The principle has been endlessly repeated down the years since.

62. A related principle is that an order should not require the person to whom it is addressed to cross-refer to other material in order to ascertain his precise obligation. In Ellerman Lines Ltd v Read [1928] 2 KB 144, 157, Atkin LJ said:

‘That judgment when drawn up, instead of reciting what the order of the Court was and what the defendants were restrained from doing, only refers to continuing an injunction granted by Rowlatt J, varied by Roche J, and continued by Greer J, without stating what it is that the Court was ordering the defendants to abstain from doing. That appears to me to be very bad practice … It is a matter of very great importance that the orders of the Court … should make it quite clear what the Court is ordering to be done. There is considerable laxity in this matter … Practitioners and the officers of the Court should see that orders are not passed unless they are in proper form.’

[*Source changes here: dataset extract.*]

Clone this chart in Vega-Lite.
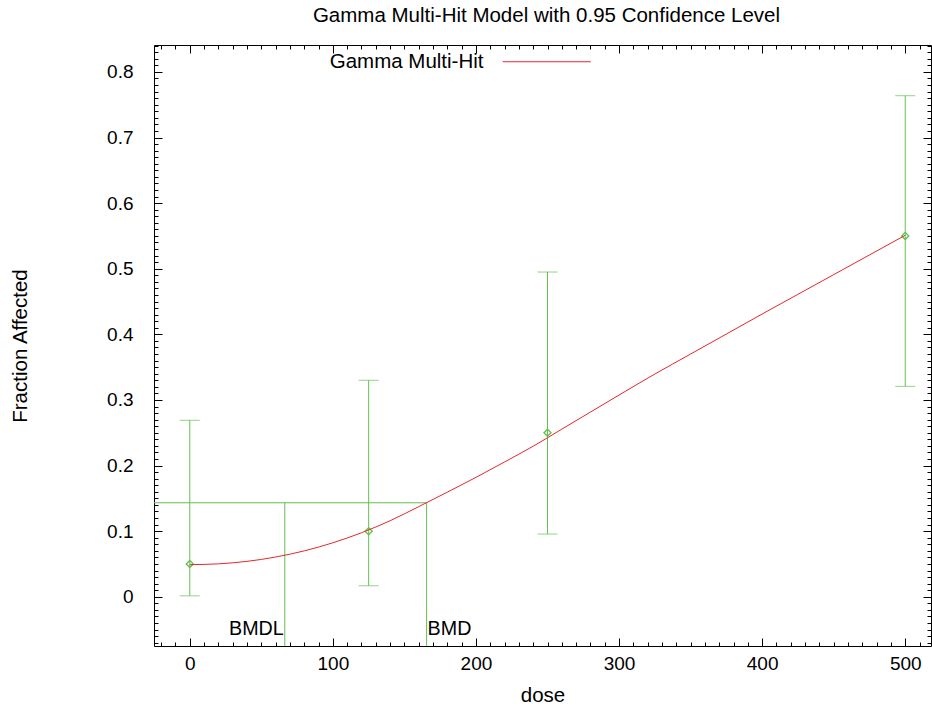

In Rudkin-Jones v Trustee of the Property of the Bankrupt (1965) 109 Sol Jo 334 the order as drawn read “It is ordered that an injunction be granted in the terms of Notice of Motion for Injunction”. Lord Upjohn said:

‘I do want to protest as strongly as I can at the granting of injunctions in that form. It means then that the person against whom the injunction is granted … has to look at another document in order to see what it is that he is enjoined from doing … It cannot be too clearly understood … that a person is entitled to look and look only at the order to see what it is that he is enjoined from doing. He looks at that order and finds out from the four walls of it and from no other document exactly what it is that he must not do.’

63. In the present case matters were even worse. When we inquired of counsel which was the authentic text of the document referred to in the order they were unable to give us any very confident response…

64. I appreciate that all this was happening on the last day of term, but the upshot is that even now, even the lawyers immersed in the litigation are unable to state with confidence what precisely it is that is permitted by the order. It is, in my judgment, a wholly unacceptable state of affairs. It is intolerable that a layman who risks imprisonment – a reporter, perhaps, or a newspaper editor wishing to publish some document which he may think is of public interest and importance – should be left to decipher an order of the court in this way, especially if, when seeking enlightenment, he turns to the local authority who obtained it only to be told that even they are not sure.

65. There is a perfectly simple remedy. If the order, having referred to the document, then contains words to the following effect

‘being the document entitled [etc] marked ‘X’ and initialled by the judge a copy of which is annexed to this order’

there will be no doubt as to what it is that the order prohibits and permits. Nor, importantly, will there be any doubt that the document annexed to the order is indeed in the form approved by the judge.”

Comment: The judgment highlights the centrality of children’s welfare in the assessment of whether a document can be sufficiently anonymised for publication to proceed. Given the emphasis placed by the Court on the fragility and vulnerability of X and Y, the approach of the Court of Appeal is potentially relevant to vulnerable adults.

Munby LJ’s obiter comments regarding the RRO are also an important reminder of the need for clarity in any order restricting publication of documents, particularly in circumstances where there is a penal notice attached.